Critics of unitary thrift holding companies have sought to characterize this diversified authority as a loophole. But Congress expressly authorized diversified companies to own savings associations and for these holding companies to engage in a broad range of activities. This authority has existed since 1967 ­ more than 30 years. Although every effort has been made to characterize diversified holding companies as dangerous and fraught with supervisory concern, no instances of severe supervisory problems have been associated with diversified ownership.

In fact, just the opposite. Many diversified companies acquired failed S&Ls in 1988 at a time when the federal government was desperate to find entities to inject additional capital into the thrift industry. This vehicle was valuable then and the experience since then has been very positive.

As the Committee considers the expansion of commercial affiliation and activity rules relative to bank holding companies, we suggest that it is inconsistent and counterproductive to simultaneously curtail the diversified activities of unitary S&L holding companies.

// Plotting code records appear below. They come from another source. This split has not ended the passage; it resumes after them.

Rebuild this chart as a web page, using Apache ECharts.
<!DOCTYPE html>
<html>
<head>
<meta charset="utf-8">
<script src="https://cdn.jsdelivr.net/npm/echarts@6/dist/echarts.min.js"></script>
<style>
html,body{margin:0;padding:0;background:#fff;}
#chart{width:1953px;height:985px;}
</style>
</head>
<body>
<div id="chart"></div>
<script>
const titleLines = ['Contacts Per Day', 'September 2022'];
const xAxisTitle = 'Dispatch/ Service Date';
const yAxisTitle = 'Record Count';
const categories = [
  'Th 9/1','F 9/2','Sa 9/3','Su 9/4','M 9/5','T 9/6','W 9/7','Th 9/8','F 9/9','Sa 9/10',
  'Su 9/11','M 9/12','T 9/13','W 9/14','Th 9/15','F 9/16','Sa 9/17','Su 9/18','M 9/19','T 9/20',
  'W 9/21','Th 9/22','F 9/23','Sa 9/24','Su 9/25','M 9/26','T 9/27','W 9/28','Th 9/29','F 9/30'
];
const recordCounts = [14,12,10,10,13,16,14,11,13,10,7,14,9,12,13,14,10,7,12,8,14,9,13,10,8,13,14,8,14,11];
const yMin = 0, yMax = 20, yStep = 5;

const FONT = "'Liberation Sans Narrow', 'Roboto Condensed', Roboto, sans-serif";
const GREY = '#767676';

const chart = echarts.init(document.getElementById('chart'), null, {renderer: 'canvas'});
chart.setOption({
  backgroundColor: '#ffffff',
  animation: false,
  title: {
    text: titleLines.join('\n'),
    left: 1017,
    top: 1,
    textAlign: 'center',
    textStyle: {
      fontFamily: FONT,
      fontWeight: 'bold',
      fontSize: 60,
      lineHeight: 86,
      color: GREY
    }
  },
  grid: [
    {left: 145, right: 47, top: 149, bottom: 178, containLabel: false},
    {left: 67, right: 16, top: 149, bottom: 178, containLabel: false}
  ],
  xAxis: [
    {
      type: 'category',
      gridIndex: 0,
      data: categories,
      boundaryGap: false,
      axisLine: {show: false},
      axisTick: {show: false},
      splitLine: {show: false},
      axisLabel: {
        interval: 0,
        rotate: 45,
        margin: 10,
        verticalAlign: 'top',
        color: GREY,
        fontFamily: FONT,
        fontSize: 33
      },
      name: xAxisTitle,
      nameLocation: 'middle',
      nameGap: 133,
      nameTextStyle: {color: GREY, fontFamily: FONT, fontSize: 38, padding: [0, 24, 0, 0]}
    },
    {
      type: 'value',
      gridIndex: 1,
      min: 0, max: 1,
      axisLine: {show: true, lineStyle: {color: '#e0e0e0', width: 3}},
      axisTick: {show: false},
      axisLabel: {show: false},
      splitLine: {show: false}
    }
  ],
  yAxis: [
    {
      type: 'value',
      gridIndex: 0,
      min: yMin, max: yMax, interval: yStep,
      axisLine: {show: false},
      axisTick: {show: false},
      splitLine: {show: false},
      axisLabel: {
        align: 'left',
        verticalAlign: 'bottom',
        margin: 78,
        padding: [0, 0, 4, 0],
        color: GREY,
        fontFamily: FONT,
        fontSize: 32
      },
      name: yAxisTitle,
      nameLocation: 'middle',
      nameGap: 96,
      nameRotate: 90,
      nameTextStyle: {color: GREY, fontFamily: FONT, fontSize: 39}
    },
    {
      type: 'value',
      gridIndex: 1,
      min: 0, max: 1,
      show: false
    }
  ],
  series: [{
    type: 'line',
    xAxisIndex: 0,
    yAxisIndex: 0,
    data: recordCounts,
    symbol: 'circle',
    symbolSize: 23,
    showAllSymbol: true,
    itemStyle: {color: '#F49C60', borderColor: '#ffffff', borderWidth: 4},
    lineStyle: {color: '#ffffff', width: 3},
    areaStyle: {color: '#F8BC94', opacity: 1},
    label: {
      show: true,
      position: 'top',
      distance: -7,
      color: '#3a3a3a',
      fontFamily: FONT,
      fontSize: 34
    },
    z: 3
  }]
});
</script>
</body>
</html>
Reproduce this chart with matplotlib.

With the positive historical experience that has occurred with unitary holding companies and the ability to effectively regulate the relationship between financial institutions and their diversified holding company affiliates, we believe that UNITARY THRIFT HOLDING COMPANIES SHOULD NOT BE ELIMINATED. In taking this position, we have not sought to endorse an advantage for unitary thrift holding companies. In fact, we support expanding the broader diversification provisions of the thrift holding company to allow similar authority within bank holding companies.

Grandfathering of Unitary Holding Companies

If any form of grandfathering similar to the provisions of H. R. 10 becomes necessary, existing S&L holding companies should receive a broad grandfathering without onerous provisions for termination of such important rights. Furthermore, any grandfathering date should be extended so as not to penalize holding companies formed prior to enactment of the legislation.

The companies that acquired failed thrifts in 1988 are an excellent example. They acquired these institutions with a reasonable expectation that they would be able to continue to own and operate them in the normal course of business and, at some time, sell what they bought - a financial institution that can be owned by a non-banking business. To require such a company to divest major portions of its business activities in the event of a merger or other normal business transaction is the equivalent of taking away their authority to grow and expand. Grandfathering, if necessary, should be permanent and fully transferable to successor owners.

However, we hope that grandfathering will not be necessary and that authority for unitary holding companies will continue to be available.

USE OF THE WORD "FEDERAL" BY CONVERTING THRIFTS

We strongly support the authority for federal savings associations converting to a state chartered financial institution to continue to use the word "Federal" in their name. Over the past few years, many institutions have sought to retain their historical identity after conversion to a state charter by continuing to use the word "Federal" in their name. The OTS has chartered savings associations using the words "State" and "National" in their names. But when institutions sought to continue the use of "Federal" they found that such use would violate a criminal statute (18 USC 709).

A reasonable nexus exists for the use of the word "Federal" because such institutions continue to be federally insured. ACSSS encourages you to include such a provision in your modernization legislation and make it available to federal savings associations converting to any type of state chartered financial institution.

CONCLUSION

In conclusion, Mr. Chairman, we sincerely applaud your efforts to move this legislation forward. Financial modernization is necessary and it will contribute to the enhanced competitiveness of our nation's banking sector. Thank you again for permitting us to present our views.